While the Klein’s case was pending before the Supreme Court, that same Court decided Masterpiece Cakeshop v. Colorado Civil Rights Commission. In that case, the Court ruled 7-2 that Colorado violated the Free Exercise Clause by (1) expressing hostility towards a Christian cakebaker’s beliefs by comparing them to the Nazis and (2) treating gay cakebakers better than him. After the Court decided Masterpiece Cakeshop, it ordered the lower courts to reconsider the Klein’s case in light of that decision.

After taking a long time to consider the remand, the Oregon Court of Appeals concluded that there was some level of impermissible hostility towards the Kleins, but it sent the case back down to find out how bad it really was and what should be done because of it. The Kleins, at this point being involved in litigation for almost 10 years, had enough. They asked the U.S. Supreme Court to step in and hold once and for all that their right to say no was protected by the Free Exercise Clause. Since the Court had changed considerably since their first trip there, their chances of success are probably higher.

Settling the Free Exercise Matter Once and For All

You may be wondering, “Why isn’t this simple? They’re exercising their religion, which is what the First Amendment guarantees, right?” The answer comes down to about 30 years of bad Supreme Court precedent. In 1990, inEmployment Division v. Smith, the Court held that if a state passes a neutral law of general applicability, then religious adherents must follow it even though it infringes on their free exercise of religion. The Court recognized many exceptions to that rule between 1990 and today, but Smith is still the king of the hill in Free Exercise cases.

Last year, in Fulton v. City of Philadelphia, the Court was asked to overrule Smith. Justices Alito, Thomas, and Gorsuch would have done it, but Justices Barrett and Kavanaugh hesitated. Those Justices agreed that the text and structure of the First Amendment mean that the Free Exercise Clause should have more protection than Smith, but they could not decide on what should replace it. Unlike the other justices, they found the historical record of religious-based accommodations more silent than salient.

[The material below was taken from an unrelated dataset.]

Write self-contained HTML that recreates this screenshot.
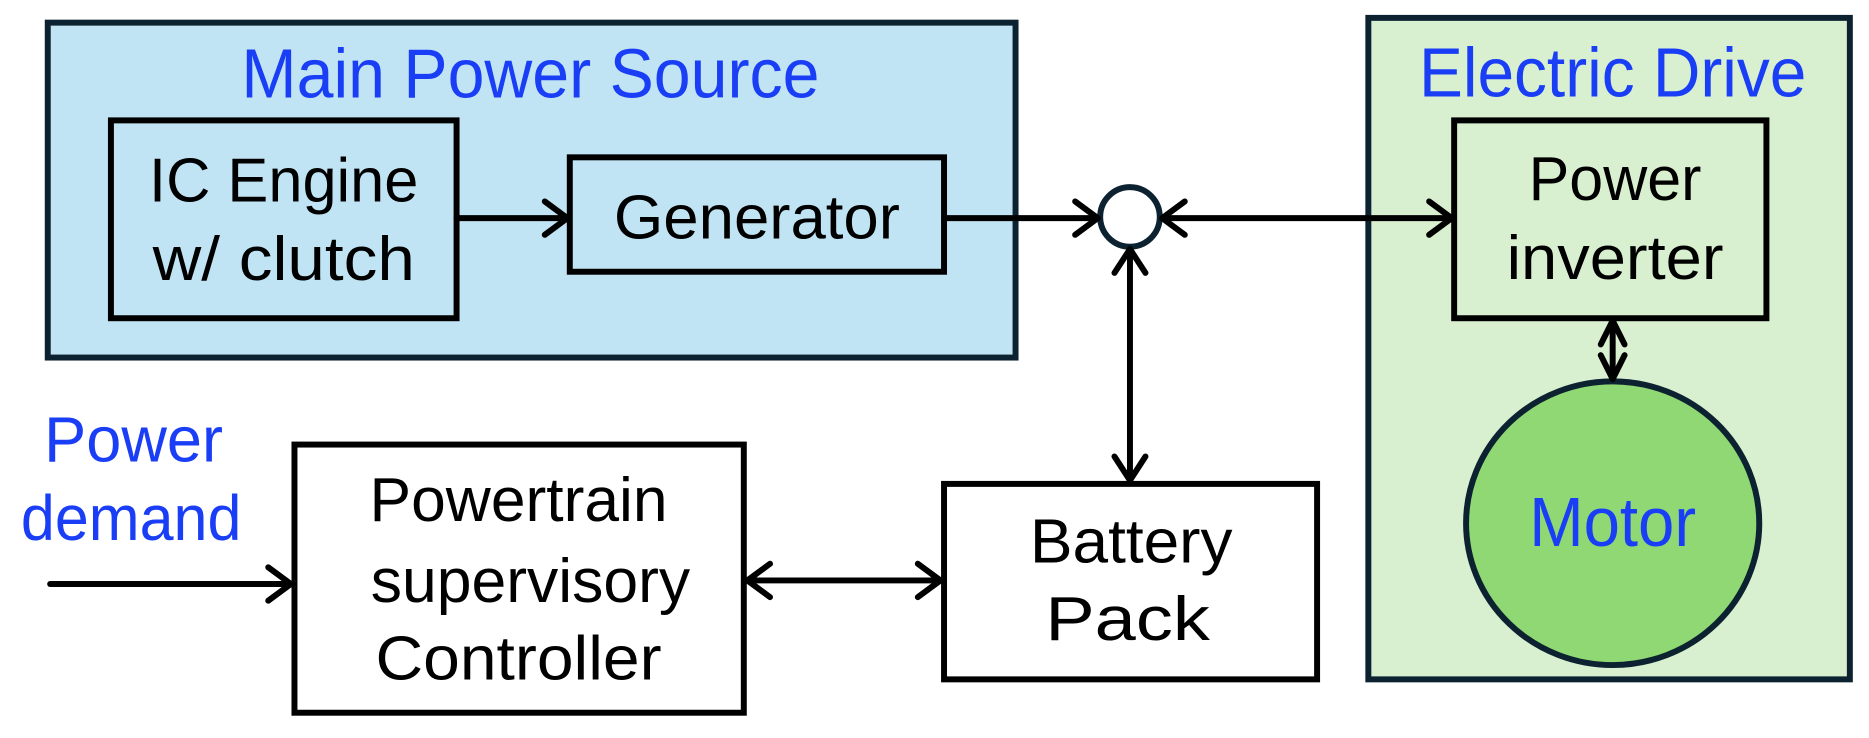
<!DOCTYPE html>
<html><head><style>html,body{margin:0;padding:0;background:#fff;}svg{display:block;}</style></head>
<body>
<svg width="1869" height="738" viewBox="0 0 1568 619.2" xmlns="http://www.w3.org/2000/svg" font-family="'Liberation Sans Narrow', 'Liberation Sans', sans-serif">
<rect x="0" y="0" width="1568" height="620" fill="#fff"/>
<rect x="40" y="19" width="812" height="281" fill="#c1e4f4" stroke="#0c2230" stroke-width="5"/>
<text x="445" y="82" font-size="58" fill="#1a3ef5" text-anchor="middle" textLength="485" lengthAdjust="spacingAndGlyphs">Main Power Source</text>
<rect x="93" y="101" width="290" height="166" fill="none" stroke="#000" stroke-width="5"/>
<text x="238" y="169" font-size="52" text-anchor="middle" textLength="226" lengthAdjust="spacingAndGlyphs">IC Engine</text>
<text x="238" y="235" font-size="52" text-anchor="middle" textLength="220" lengthAdjust="spacingAndGlyphs">w/ clutch</text>
<rect x="478" y="132" width="314" height="96" fill="none" stroke="#000" stroke-width="5"/>
<text x="635" y="200" font-size="52" text-anchor="middle" textLength="240" lengthAdjust="spacingAndGlyphs">Generator</text>
<rect x="1148" y="15" width="404" height="555" fill="#d9f0d0" stroke="#0c2230" stroke-width="5"/>
<text x="1353" y="81" font-size="58" fill="#1a3ef5" text-anchor="middle" textLength="325" lengthAdjust="spacingAndGlyphs">Electric Drive</text>
<rect x="1220" y="101" width="262" height="166" fill="none" stroke="#000" stroke-width="5"/>
<text x="1355" y="168" font-size="52" text-anchor="middle" textLength="145" lengthAdjust="spacingAndGlyphs">Power</text>
<text x="1355" y="234" font-size="52" text-anchor="middle" textLength="182" lengthAdjust="spacingAndGlyphs">inverter</text>
<ellipse cx="1353" cy="439" rx="123" ry="119" fill="#8fd874" stroke="#0c2230" stroke-width="5"/>
<text x="1353" y="458" font-size="58" fill="#1a3ef5" text-anchor="middle" textLength="140" lengthAdjust="spacingAndGlyphs">Motor</text>
<rect x="247" y="373" width="377" height="225" fill="none" stroke="#000" stroke-width="5"/>
<text x="435" y="437" font-size="52" text-anchor="middle" textLength="250" lengthAdjust="spacingAndGlyphs">Powertrain</text>
<text x="445" y="505" font-size="52" text-anchor="middle" textLength="268" lengthAdjust="spacingAndGlyphs">supervisory</text>
<text x="435" y="570" font-size="52" text-anchor="middle" textLength="240" lengthAdjust="spacingAndGlyphs">Controller</text>
<rect x="792" y="406" width="313" height="164" fill="none" stroke="#000" stroke-width="5"/>
<text x="949" y="472" font-size="52" text-anchor="middle" textLength="170" lengthAdjust="spacingAndGlyphs">Battery</text>
<text x="946" y="537" font-size="52" text-anchor="middle" textLength="138" lengthAdjust="spacingAndGlyphs">Pack</text>
<text x="112" y="387" font-size="54" fill="#1a3ef5" text-anchor="middle" textLength="150" lengthAdjust="spacingAndGlyphs">Power</text>
<text x="110" y="453" font-size="54" fill="#1a3ef5" text-anchor="middle" textLength="185" lengthAdjust="spacingAndGlyphs">demand</text>
<circle cx="948" cy="182" r="25" fill="#fff" stroke="#0c2230" stroke-width="5"/>
<g stroke="#000" stroke-width="5" fill="none" stroke-linecap="round" stroke-linejoin="round">
<line x1="383" y1="183" x2="476" y2="183"/><polyline points="457,169 476,183 457,197"/>
<line x1="792" y1="183" x2="921" y2="183"/><polyline points="902,169 921,183 902,197"/>
<line x1="975" y1="183" x2="1218" y2="183"/><polyline points="994,169 975,183 994,197"/><polyline points="1199,169 1218,183 1199,197"/>
<line x1="948" y1="209" x2="948" y2="403"/><polyline points="935,229 948,209 961,229"/><polyline points="935,383 948,403 961,383"/>
<line x1="1353" y1="269" x2="1353" y2="318"/><polyline points="1343,289 1353,269 1363,289"/><polyline points="1343,298 1353,318 1363,298"/>
<line x1="42" y1="490" x2="244" y2="490"/><polyline points="225,476 244,490 225,504"/>
<line x1="627" y1="487" x2="789" y2="487"/><polyline points="646,473 627,487 646,501"/><polyline points="770,473 789,487 770,501"/>
</g>
</svg>
</body></html>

Thus, in this case, ACLL tried a new angle to get Justices Barrett and Kavanaugh to reconsider Smith, focusing on what a reasonable person in 1791 would have understood the word “religion” to mean. ACLL conducted an overview of the creeds and confessions of the major religions in America at the time, arguing that this provides a floor but not a ceiling for how much conduct the Free Exercise Clause should protect. The creeds of those religions at the time all agreed that Christians were duty-bound to follow God’s moral commandments. Since this involves a moral issue, a reasonable person in 1791 would have concluded that “free exercise of religion” included the right to pass on making the cake.

If the Court agrees, then it should finally settle the matter of what the Free Exercise Clause means: it means that if the State ever gives Christians a command to violate God’s moral law (as traditionally understood), then Christians are not obligated to follow it.

Importance to Limited Government, Free Markets, and Strong Families:

This case involves all three of ACLL’s pillars: limited government, free markets, and strong families. One of the foundations of limited government is that it cannot force people to violate their religious beliefs. Since freedom of religion is a bedrock principles of limited government, it must be defended here. This case also implicates free markets. If people seeking to engage in a same-sex wedding can go to another vendor to get the services they seek, then there really is no reason to force the Kleins to cater to them against their will. This is once again an area that the market can solve. Finally, as to strong families, ACLL unashamedly believes that marriage is between one man and one woman. While the U.S. Supreme Court has decided differently, that does not mean that people should be forced to promote the further breakdown of the family against their will.